ところが、日本企業はコア事業に回帰している。つまり、将来的に可能性のある事業を捨てて、成熟産業や、安定した市場を優先したわけだ。これを「未来をリストラクチャリングしている」と揶揄している。

さらに、GEはリストラクチャリングにあたって、膨大な人材育成投資をし、人材を育てた。ポイントはここで、日本企業も自信のある商品、事業、産業に集中するのではなく、自社の潜在性、すなわち未来の能力に集中すべきだったとしている。

さらにいえば、イノベーションは不連続の中で起こるものだ。つまり、誰も見向きもしなかった経営視野の辺境、つまり、非コア事業で起こっている。コア事業に投資をしても、イノベーションを起こすことはできないのだ。この点において、改善とは異なるのだ。

次にやり玉に挙げているのは中計である。著者が指摘しているのは、楽観的な予測しかしない中計に実務的な意味はなく、単にサラリーマン社長がバトンタッチをするためのツールになっている。こんなものは止めてしまえという指摘。

また、そのようになっている理由に、MBAをとった参謀がたくさんいて、現状肯定をすることがあげられる。そして、官僚主義の三種の神器である、予算、手続き、縄張りが氾濫している。これではもう終わりだ。優秀な参謀が一人だけいるなら、こんなことは起こらない。

そして、現状とゴールには断層があってよい。経営者や会社はゴールにこだわらなければ嘘だという。真の経営計画は現状プッシュではなく、未来プルだ。断層的未来からやってくる戦略策定や長期目標の立案こそ、参謀のやるべきことだ。

また、現場においては、善があり、夢があれば計画など不要だ。中計など捨てて、未来の魂胆を持つべきだ。

三番目は顧客至上主義。顧客至上主義が古い顧客にばかり目を向け、そのような顧客に対する製品やサービスを中心に展開しているうちに、市場競争力をなくしてしまっている。

そうではなくて、継続顧客を捨てて、新しい顧客にアタックしている会社の方が、結果として継続顧客を魅了し、顧客を囲みこむことができている。勘違いしてはならないのは、継続顧客は満足しているとは限らないことだ。

そんな顧客のいうことを聞いて、完全無欠な商品を作ることは愚かなことだ。アマゾンなど、賢い会社は顧客と一体化し、自己チューになっている。つまり、顧客は基本的に無視する。尊敬し、気にしながらも無視するのだ。これが今の時代に通用する顧客主義なのだ。
この本で指摘されていることは、守る経営をしても生き残れないということだ。経営環境が厳しくなったときに、安定に固執し、目の前した見ない。そして、今の顧客を満足することで、自己満足する。日本の代表的な経営者を見ると愕然とすることがあるが、本当に今しかみていない。おまけに、今すらうまくできず、だからまだまだ、若い人には無理だと平気で言っている。
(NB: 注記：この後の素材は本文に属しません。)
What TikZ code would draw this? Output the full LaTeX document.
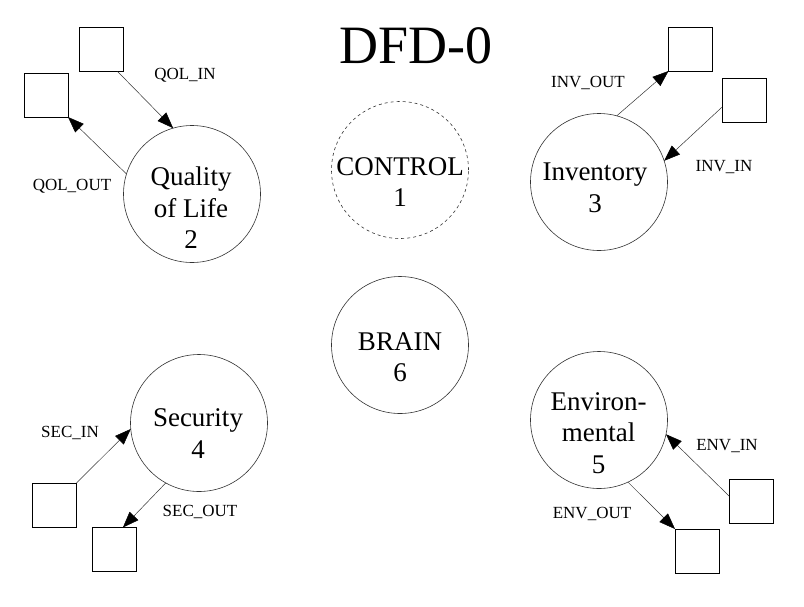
\documentclass[tikz,border=0pt]{standalone}
\usepackage{fontspec}
\setmainfont{Liberation Serif}
\usetikzlibrary{arrows.meta}

\begin{document}
\begin{tikzpicture}[x=1pt, y=-1pt,
    proc/.style={draw=black!80, line width=0.6pt, circle, minimum size=137pt, inner sep=0pt, outer sep=0pt},
    ptxt/.style={align=center, inner sep=0pt, font=\fontsize{27}{31.5}\selectfont},
    ext/.style={draw, line width=0.7pt, minimum size=44pt, inner sep=0pt, outer sep=0pt},
    lbl/.style={inner sep=0pt, font=\fontsize{17}{20}\selectfont},
    flow/.style={-{Triangle[length=16pt, width=12pt, color=black]}, line width=0.5pt, black!80}]
    \useasboundingbox (0,0) rectangle (804,606);

    \node [font=\fontsize{54}{60}\selectfont] (title) at (416,46) {DFD-0};

    \node [proc, dashed] (ctrl) at (400,170) {};
    \node [ptxt] (ctrltxt) at (400,182) {CONTROL\\1};
    \node [proc] (brain) at (400,345) {};
    \node [ptxt] (braintxt) at (400,357) {BRAIN\\6};

    \node [proc] (qol) at (192,194) {};
    \node [ptxt] (qoltxt) at (191,208) {Quality\\of Life\\2};
    \node [ext] (qolsrc) at (101,49.5) {};
    \node [ext] (qoldst) at (46,95) {};
    \draw [flow] (qolsrc.-53) -- (qol.106);
    \draw [flow] (qol.163) -- (qoldst.south east);
    \node [lbl] (qolin) at (185,75) {QOL\_IN};
    \node [lbl] (qolout) at (72,186) {QOL\_OUT};

    \node [proc] (inv) at (599,182) {};
    \node [ptxt] (invtxt) at (595,188) {Inventory\\3};
    \node [ext] (invdst) at (690.5,49) {};
    \node [ext] (invsrc) at (744,100) {};
    \draw [flow] (inv.75) -- (invdst.south west);
    \draw [flow] (invsrc.198) -- (inv.18);
    \node [lbl] (invout) at (588,83) {INV\_OUT};
    \node [lbl] (invin) at (724,167) {INV\_IN};

    \node [proc] (sec) at (199,423) {};
    \node [ptxt] (sectxt) at (198,433.5) {Security\\4};
    \node [ext] (secsrc) at (54.5,505) {};
    \node [ext] (secdst) at (114,549.5) {};
    \draw [flow] (secsrc.north east) -- (sec.185);
    \draw [flow] (sec.241) -- (secdst.68);
    \node [lbl] (secin) at (70,433) {SEC\_IN};
    \node [lbl] (secout) at (200,512) {SEC\_OUT};

    \node [proc] (env) at (599,420) {};
    \node [ptxt] (envtxt) at (598.5,433) {Environ-\\mental\\5};
    \node [ext] (envsrc) at (751,501) {};
    \node [ext] (envdst) at (697,551) {};
    \draw [flow] (envsrc.167) -- (env.-12);
    \draw [flow] (env.-65) -- (envdst.north west);
    \node [lbl] (envin) at (727,446) {ENV\_IN};
    \node [lbl] (envout) at (592,514) {ENV\_OUT};
\end{tikzpicture}
\end{document}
ライフサイクルも終盤に差し掛かると、人は次の世代を育てることに関心を持つようになるが、それが見えない。仕事だけの生活をしているうちに、生殖本能や育児本能をどこかに忘れてきたのではないだろうか。

ジャックウェルチがリストラクチャリングと同時に未来を見すえた人材への投資をしたように、次世代の人材を作り、未来への投資をして後継に委ねることが、最後のミッションである。